--- Start of Data excerpt ---
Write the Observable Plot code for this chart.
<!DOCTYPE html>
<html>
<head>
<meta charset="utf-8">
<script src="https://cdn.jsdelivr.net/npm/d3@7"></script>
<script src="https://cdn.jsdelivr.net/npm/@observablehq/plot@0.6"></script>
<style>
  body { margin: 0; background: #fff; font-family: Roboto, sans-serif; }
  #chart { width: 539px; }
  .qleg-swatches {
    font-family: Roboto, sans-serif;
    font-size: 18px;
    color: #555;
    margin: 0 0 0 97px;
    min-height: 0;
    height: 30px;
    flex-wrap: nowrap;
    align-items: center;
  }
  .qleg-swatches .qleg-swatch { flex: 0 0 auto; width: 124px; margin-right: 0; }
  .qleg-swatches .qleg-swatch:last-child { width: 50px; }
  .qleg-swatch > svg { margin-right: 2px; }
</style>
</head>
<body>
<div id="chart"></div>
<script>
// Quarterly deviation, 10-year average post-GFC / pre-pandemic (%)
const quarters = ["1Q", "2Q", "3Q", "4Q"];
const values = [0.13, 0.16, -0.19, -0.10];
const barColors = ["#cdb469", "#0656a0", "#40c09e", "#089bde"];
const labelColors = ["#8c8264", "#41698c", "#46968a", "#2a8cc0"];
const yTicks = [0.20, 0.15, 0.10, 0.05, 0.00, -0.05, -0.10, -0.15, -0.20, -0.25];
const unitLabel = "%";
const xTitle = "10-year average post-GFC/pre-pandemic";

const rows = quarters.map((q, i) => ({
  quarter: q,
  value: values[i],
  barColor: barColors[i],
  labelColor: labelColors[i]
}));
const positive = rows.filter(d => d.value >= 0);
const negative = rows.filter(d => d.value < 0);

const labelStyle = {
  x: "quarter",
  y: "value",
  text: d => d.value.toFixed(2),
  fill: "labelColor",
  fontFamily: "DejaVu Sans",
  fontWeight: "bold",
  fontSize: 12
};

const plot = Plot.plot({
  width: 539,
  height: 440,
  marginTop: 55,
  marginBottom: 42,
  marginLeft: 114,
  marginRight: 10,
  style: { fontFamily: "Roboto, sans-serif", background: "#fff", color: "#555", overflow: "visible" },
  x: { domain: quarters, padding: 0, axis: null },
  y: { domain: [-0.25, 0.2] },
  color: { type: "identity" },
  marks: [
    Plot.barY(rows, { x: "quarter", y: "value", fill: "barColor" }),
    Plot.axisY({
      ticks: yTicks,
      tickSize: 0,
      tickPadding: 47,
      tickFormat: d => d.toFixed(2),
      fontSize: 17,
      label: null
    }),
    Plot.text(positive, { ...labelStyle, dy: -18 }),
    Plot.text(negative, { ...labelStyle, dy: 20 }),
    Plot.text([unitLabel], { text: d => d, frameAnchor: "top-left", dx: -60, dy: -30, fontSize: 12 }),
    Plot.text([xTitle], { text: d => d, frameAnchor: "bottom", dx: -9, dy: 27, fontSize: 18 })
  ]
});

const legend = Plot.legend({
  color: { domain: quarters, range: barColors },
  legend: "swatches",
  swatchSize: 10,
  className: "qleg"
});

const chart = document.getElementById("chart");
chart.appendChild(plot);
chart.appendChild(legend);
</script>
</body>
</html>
--- End of Data excerpt ---
Aim
All of the material above needs to be retyped word for word.

Solved problem
Write the Observable Plot code for this chart.
<!DOCTYPE html>
<html>
<head>
<meta charset="utf-8">
<script src="https://cdn.jsdelivr.net/npm/d3@7"></script>
<script src="https://cdn.jsdelivr.net/npm/@observablehq/plot@0.6"></script>
<style>
  body { margin: 0; background: #fff; font-family: Roboto, sans-serif; }
  #chart { width: 539px; }
  .qleg-swatches {
    font-family: Roboto, sans-serif;
    font-size: 18px;
    color: #555;
    margin: 0 0 0 97px;
    min-height: 0;
    height: 30px;
    flex-wrap: nowrap;
    align-items: center;
  }
  .qleg-swatches .qleg-swatch { flex: 0 0 auto; width: 124px; margin-right: 0; }
  .qleg-swatches .qleg-swatch:last-child { width: 50px; }
  .qleg-swatch > svg { margin-right: 2px; }
</style>
</head>
<body>
<div id="chart"></div>
<script>
// Quarterly deviation, 10-year average post-GFC / pre-pandemic (%)
const quarters = ["1Q", "2Q", "3Q", "4Q"];
const values = [0.13, 0.16, -0.19, -0.10];
const barColors = ["#cdb469", "#0656a0", "#40c09e", "#089bde"];
const labelColors = ["#8c8264", "#41698c", "#46968a", "#2a8cc0"];
const yTicks = [0.20, 0.15, 0.10, 0.05, 0.00, -0.05, -0.10, -0.15, -0.20, -0.25];
const unitLabel = "%";
const xTitle = "10-year average post-GFC/pre-pandemic";

const rows = quarters.map((q, i) => ({
  quarter: q,
  value: values[i],
  barColor: barColors[i],
  labelColor: labelColors[i]
}));
const positive = rows.filter(d => d.value >= 0);
const negative = rows.filter(d => d.value < 0);

const labelStyle = {
  x: "quarter",
  y: "value",
  text: d => d.value.toFixed(2),
  fill: "labelColor",
  fontFamily: "DejaVu Sans",
  fontWeight: "bold",
  fontSize: 12
};

const plot = Plot.plot({
  width: 539,
  height: 440,
  marginTop: 55,
  marginBottom: 42,
  marginLeft: 114,
  marginRight: 10,
  style: { fontFamily: "Roboto, sans-serif", background: "#fff", color: "#555", overflow: "visible" },
  x: { domain: quarters, padding: 0, axis: null },
  y: { domain: [-0.25, 0.2] },
  color: { type: "identity" },
  marks: [
    Plot.barY(rows, { x: "quarter", y: "value", fill: "barColor" }),
    Plot.axisY({
      ticks: yTicks,
      tickSize: 0,
      tickPadding: 47,
      tickFormat: d => d.toFixed(2),
      fontSize: 17,
      label: null
    }),
    Plot.text(positive, { ...labelStyle, dy: -18 }),
    Plot.text(negative, { ...labelStyle, dy: 20 }),
    Plot.text([unitLabel], { text: d => d, frameAnchor: "top-left", dx: -60, dy: -30, fontSize: 12 }),
    Plot.text([xTitle], { text: d => d, frameAnchor: "bottom", dx: -9, dy: 27, fontSize: 18 })
  ]
});

const legend = Plot.legend({
  color: { domain: quarters, range: barColors },
  legend: "swatches",
  swatchSize: 10,
  className: "qleg"
});

const chart = document.getElementById("chart");
chart.appendChild(plot);
chart.appendChild(legend);
</script>
</body>
</html>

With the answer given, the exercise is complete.